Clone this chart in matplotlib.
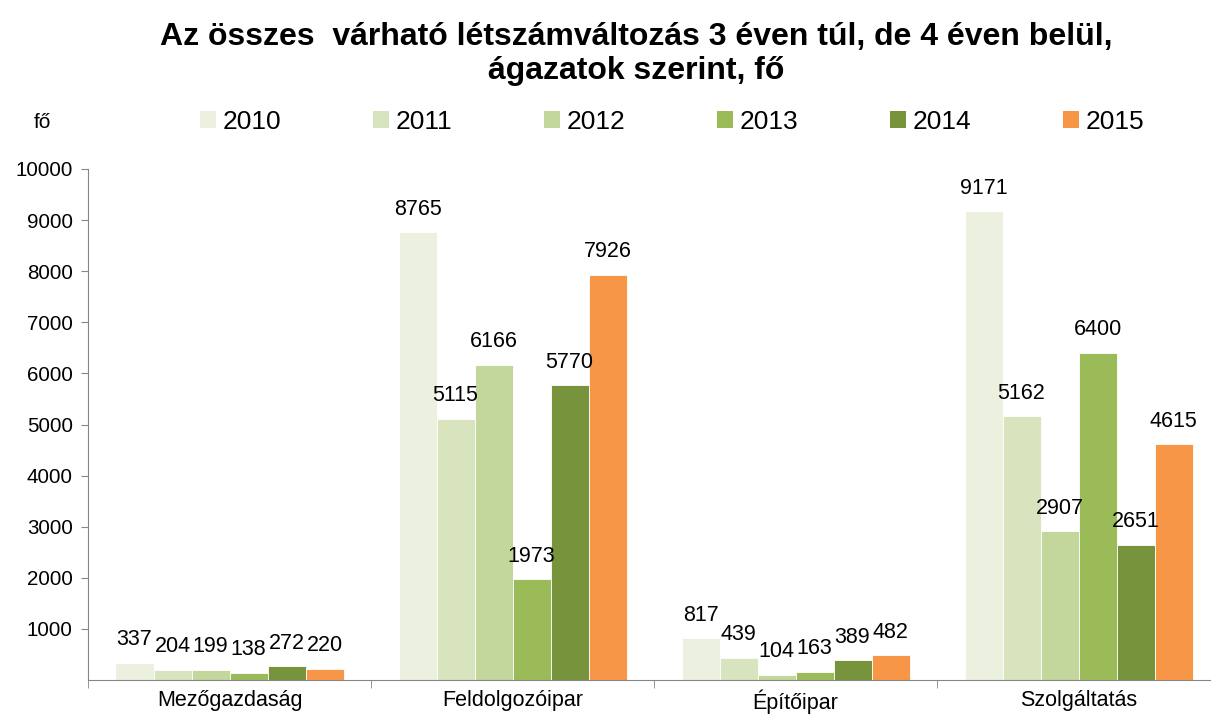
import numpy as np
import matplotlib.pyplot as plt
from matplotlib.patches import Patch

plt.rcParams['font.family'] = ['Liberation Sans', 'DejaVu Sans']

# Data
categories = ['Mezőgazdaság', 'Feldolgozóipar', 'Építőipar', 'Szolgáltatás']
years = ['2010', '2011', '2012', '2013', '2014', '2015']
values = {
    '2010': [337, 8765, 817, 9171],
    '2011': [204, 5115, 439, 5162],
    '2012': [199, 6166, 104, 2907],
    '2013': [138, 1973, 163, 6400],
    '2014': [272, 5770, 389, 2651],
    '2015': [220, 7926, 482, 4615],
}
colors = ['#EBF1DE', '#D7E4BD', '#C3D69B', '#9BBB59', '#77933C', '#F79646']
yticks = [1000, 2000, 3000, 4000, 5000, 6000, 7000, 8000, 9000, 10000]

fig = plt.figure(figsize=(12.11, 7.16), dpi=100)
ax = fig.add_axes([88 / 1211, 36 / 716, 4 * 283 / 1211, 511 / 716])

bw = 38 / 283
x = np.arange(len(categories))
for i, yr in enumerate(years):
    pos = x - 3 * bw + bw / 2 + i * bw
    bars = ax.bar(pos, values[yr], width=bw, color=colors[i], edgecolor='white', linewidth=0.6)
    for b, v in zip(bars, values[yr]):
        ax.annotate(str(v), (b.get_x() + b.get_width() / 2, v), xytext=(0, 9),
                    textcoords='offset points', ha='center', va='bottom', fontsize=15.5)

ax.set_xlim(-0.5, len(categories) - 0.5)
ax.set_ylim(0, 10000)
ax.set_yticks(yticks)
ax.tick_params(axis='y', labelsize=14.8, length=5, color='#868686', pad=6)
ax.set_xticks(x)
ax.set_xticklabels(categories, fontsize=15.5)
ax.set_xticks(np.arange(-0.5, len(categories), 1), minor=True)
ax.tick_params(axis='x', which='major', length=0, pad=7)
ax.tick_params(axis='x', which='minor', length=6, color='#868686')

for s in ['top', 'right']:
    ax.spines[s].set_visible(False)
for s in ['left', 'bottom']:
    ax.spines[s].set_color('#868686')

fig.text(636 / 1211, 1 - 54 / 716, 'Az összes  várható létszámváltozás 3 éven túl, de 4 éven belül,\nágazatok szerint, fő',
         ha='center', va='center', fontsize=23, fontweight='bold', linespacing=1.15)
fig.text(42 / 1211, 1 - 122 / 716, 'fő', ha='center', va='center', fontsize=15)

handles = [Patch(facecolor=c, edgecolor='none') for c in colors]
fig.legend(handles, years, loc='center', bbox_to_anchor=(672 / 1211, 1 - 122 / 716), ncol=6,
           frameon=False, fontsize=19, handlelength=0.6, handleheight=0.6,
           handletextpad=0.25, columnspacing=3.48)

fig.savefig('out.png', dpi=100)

************

The data above should be repeated exactly, minus any pictures.

Clone this chart in matplotlib.
import numpy as np
import matplotlib.pyplot as plt
from matplotlib.patches import Patch

plt.rcParams['font.family'] = ['Liberation Sans', 'DejaVu Sans']

# Data
categories = ['Mezőgazdaság', 'Feldolgozóipar', 'Építőipar', 'Szolgáltatás']
years = ['2010', '2011', '2012', '2013', '2014', '2015']
values = {
    '2010': [337, 8765, 817, 9171],
    '2011': [204, 5115, 439, 5162],
    '2012': [199, 6166, 104, 2907],
    '2013': [138, 1973, 163, 6400],
    '2014': [272, 5770, 389, 2651],
    '2015': [220, 7926, 482, 4615],
}
colors = ['#EBF1DE', '#D7E4BD', '#C3D69B', '#9BBB59', '#77933C', '#F79646']
yticks = [1000, 2000, 3000, 4000, 5000, 6000, 7000, 8000, 9000, 10000]

fig = plt.figure(figsize=(12.11, 7.16), dpi=100)
ax = fig.add_axes([88 / 1211, 36 / 716, 4 * 283 / 1211, 511 / 716])

bw = 38 / 283
x = np.arange(len(categories))
for i, yr in enumerate(years):
    pos = x - 3 * bw + bw / 2 + i * bw
    bars = ax.bar(pos, values[yr], width=bw, color=colors[i], edgecolor='white', linewidth=0.6)
    for b, v in zip(bars, values[yr]):
        ax.annotate(str(v), (b.get_x() + b.get_width() / 2, v), xytext=(0, 9),
                    textcoords='offset points', ha='center', va='bottom', fontsize=15.5)

ax.set_xlim(-0.5, len(categories) - 0.5)
ax.set_ylim(0, 10000)
ax.set_yticks(yticks)
ax.tick_params(axis='y', labelsize=14.8, length=5, color='#868686', pad=6)
ax.set_xticks(x)
ax.set_xticklabels(categories, fontsize=15.5)
ax.set_xticks(np.arange(-0.5, len(categories), 1), minor=True)
ax.tick_params(axis='x', which='major', length=0, pad=7)
ax.tick_params(axis='x', which='minor', length=6, color='#868686')

for s in ['top', 'right']:
    ax.spines[s].set_visible(False)
for s in ['left', 'bottom']:
    ax.spines[s].set_color('#868686')

fig.text(636 / 1211, 1 - 54 / 716, 'Az összes  várható létszámváltozás 3 éven túl, de 4 éven belül,\nágazatok szerint, fő',
         ha='center', va='center', fontsize=23, fontweight='bold', linespacing=1.15)
fig.text(42 / 1211, 1 - 122 / 716, 'fő', ha='center', va='center', fontsize=15)

handles = [Patch(facecolor=c, edgecolor='none') for c in colors]
fig.legend(handles, years, loc='center', bbox_to_anchor=(672 / 1211, 1 - 122 / 716), ncol=6,
           frameon=False, fontsize=19, handlelength=0.6, handleheight=0.6,
           handletextpad=0.25, columnspacing=3.48)

fig.savefig('out.png', dpi=100)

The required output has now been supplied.